Lo scenario fin qui descritto dovrebbe essere di aiuto per intraprendere le seguenti strade:

  1. L’atteggiamento amichevole delle banche centrali occidentali, volte a migliorare il tasso di occupazione dovrebbe contribuire alla presenza nel lungo termine di rendimenti reali negativi sulla parte obbligazionaria a tasso fisso. Nasce da qui la necessità di privilegiare i titoli legati all’inflazione per quella parte da destinare alla parte lunga della curva. Le incertezze presenti sulla dinamica dei prezzi futuri, inoltre, obbliga a tenere una buona dose di liquidità su titoli con vita media non superiore ai tre anni. Se a questo aggiungiamo le problematiche legate alla precarietà dei paesi Piigs, che in alcuni casi hanno alzato già bandiera bianca, chiedendo aiuto all’esterno dell’Ue (vedi Cina anche se non in modo ufficiale), resta doveroso scegliere prevalentemente all’interno di rating a tripla A.

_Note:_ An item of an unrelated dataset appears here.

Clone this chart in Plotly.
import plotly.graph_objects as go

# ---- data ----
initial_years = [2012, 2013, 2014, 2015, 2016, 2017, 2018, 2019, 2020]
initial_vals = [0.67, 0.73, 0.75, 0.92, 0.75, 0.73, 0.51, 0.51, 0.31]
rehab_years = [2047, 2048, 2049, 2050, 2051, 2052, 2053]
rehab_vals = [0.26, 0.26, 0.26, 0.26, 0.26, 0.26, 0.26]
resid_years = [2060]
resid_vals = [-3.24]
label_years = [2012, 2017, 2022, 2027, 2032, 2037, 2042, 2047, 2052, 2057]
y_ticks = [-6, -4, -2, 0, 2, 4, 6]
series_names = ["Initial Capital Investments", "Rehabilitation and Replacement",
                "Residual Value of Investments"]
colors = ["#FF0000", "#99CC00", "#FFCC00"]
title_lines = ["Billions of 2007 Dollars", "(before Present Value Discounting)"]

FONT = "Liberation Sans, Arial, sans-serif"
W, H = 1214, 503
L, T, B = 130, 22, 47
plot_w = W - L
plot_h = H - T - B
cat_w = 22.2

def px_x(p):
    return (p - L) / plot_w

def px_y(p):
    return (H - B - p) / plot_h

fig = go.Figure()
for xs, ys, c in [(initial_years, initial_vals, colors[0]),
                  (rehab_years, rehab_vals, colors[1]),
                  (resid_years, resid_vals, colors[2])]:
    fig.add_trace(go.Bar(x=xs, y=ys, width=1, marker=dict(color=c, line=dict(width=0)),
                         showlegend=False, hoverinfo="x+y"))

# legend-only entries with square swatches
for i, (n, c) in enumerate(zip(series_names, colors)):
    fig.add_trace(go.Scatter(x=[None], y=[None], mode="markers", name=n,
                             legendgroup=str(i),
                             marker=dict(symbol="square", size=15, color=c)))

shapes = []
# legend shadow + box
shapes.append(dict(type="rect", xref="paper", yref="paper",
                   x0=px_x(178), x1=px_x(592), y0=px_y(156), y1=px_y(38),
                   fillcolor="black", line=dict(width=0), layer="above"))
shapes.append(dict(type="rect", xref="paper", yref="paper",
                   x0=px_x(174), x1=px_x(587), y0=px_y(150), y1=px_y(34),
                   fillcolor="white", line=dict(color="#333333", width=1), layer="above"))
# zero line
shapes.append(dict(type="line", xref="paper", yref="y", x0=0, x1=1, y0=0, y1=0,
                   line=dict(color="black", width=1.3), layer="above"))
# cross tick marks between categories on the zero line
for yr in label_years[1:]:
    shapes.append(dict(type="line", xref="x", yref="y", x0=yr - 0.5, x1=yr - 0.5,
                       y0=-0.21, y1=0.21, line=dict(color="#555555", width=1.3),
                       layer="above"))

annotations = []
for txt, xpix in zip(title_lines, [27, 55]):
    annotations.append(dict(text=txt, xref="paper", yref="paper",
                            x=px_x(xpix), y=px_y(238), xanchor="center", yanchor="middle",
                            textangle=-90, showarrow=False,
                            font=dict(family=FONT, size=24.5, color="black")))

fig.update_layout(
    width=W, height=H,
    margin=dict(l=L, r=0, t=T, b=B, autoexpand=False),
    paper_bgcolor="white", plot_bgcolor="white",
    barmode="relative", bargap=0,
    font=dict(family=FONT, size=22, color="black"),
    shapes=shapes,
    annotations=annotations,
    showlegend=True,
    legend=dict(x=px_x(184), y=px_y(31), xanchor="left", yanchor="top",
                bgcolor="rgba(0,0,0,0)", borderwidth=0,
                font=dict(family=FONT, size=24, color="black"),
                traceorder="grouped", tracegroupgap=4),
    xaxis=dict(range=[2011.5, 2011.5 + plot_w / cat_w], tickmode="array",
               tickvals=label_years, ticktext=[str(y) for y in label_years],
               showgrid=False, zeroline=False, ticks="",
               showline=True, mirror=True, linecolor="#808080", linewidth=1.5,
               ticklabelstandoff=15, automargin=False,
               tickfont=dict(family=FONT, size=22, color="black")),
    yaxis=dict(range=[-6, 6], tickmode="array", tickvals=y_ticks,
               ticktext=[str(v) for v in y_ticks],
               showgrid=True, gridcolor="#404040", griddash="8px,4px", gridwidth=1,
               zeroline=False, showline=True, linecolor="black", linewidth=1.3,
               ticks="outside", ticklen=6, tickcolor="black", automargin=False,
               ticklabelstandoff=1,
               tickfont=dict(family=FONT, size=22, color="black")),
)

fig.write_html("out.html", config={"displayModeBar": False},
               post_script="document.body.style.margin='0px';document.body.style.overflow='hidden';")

  2. Fino ad oggi l’obiettivo delle banche centrali era stato quello di rivalutare gli asset (in particolar modo materie prime) al fine di scongiurare la deflazione. Questa problematica sembra adesso invertire la rotta. Un’obiettivo quindi sarà quello di riequilibrare la forbice creatasi tra materie prime e altri asset, come quello azionario e soprattutto immobiliare, ancora a livelli piuttosto depressi. Quest’ultimi due rappresentano una chiave importante al fine di rianimare i consumi che da tempo sono su livelli anemici. Al momento non mi interessa tanto se le autorità riusciranno in questo. Piuttosto mi accontento di sapere che nella complessità, il mercato delle materie prime potrebbe avere delle avversità proprio da coloro che per primi hanno contribuito al rally degli ultimi 24 mesi.
  3. I segnali avvenuti in questi giorni sui mercati azionari occidentali è una conferma di quanto rimanga ancora amichevole l’atteggiamento delle banche centrali. In particolar modo, l’Eurostoxx è riuscito a riportarsi sopra ai massimi dall’aprile 2010, grazie, questa volta, all’apporto del settore più trascurato come quello bancario, che comunque rimarrà per lungo tempo fra i più fragili, a causa delle forti incognite che lo caratterizzano e delle prospettive sul mercato immobiliare ancora poco rassicuranti nel lungo periodo. Ciò non impedisce, al fine di equilibrare meglio un portafoglio azionario, di poter fare un’accurata selezione all’interno del settore. Segnali di ulteriore forza, provengono invece dal comparto tecnologico. Il Nasdaq 100 addirittura ha superato i massimi del 2007. Su questo comparto credo che si possano nascondere ancora le migliori opportunità, soprattutto sul lungo periodo. Anche in questo caso la scelta dei titoli sarà determinante, in quanto all’interno vi sono molti settori fra di essi scorrelati: energia alternativa, internet & co, smartphone e biotech, settori dei quali altri indici sono piuttosto avari. Nel complesso i mercati anglosassoni sembrano quelli con le carte migliori, con l’apporto del Dax che trova comunque resistenze non trascurabili nell’area 7100/7150.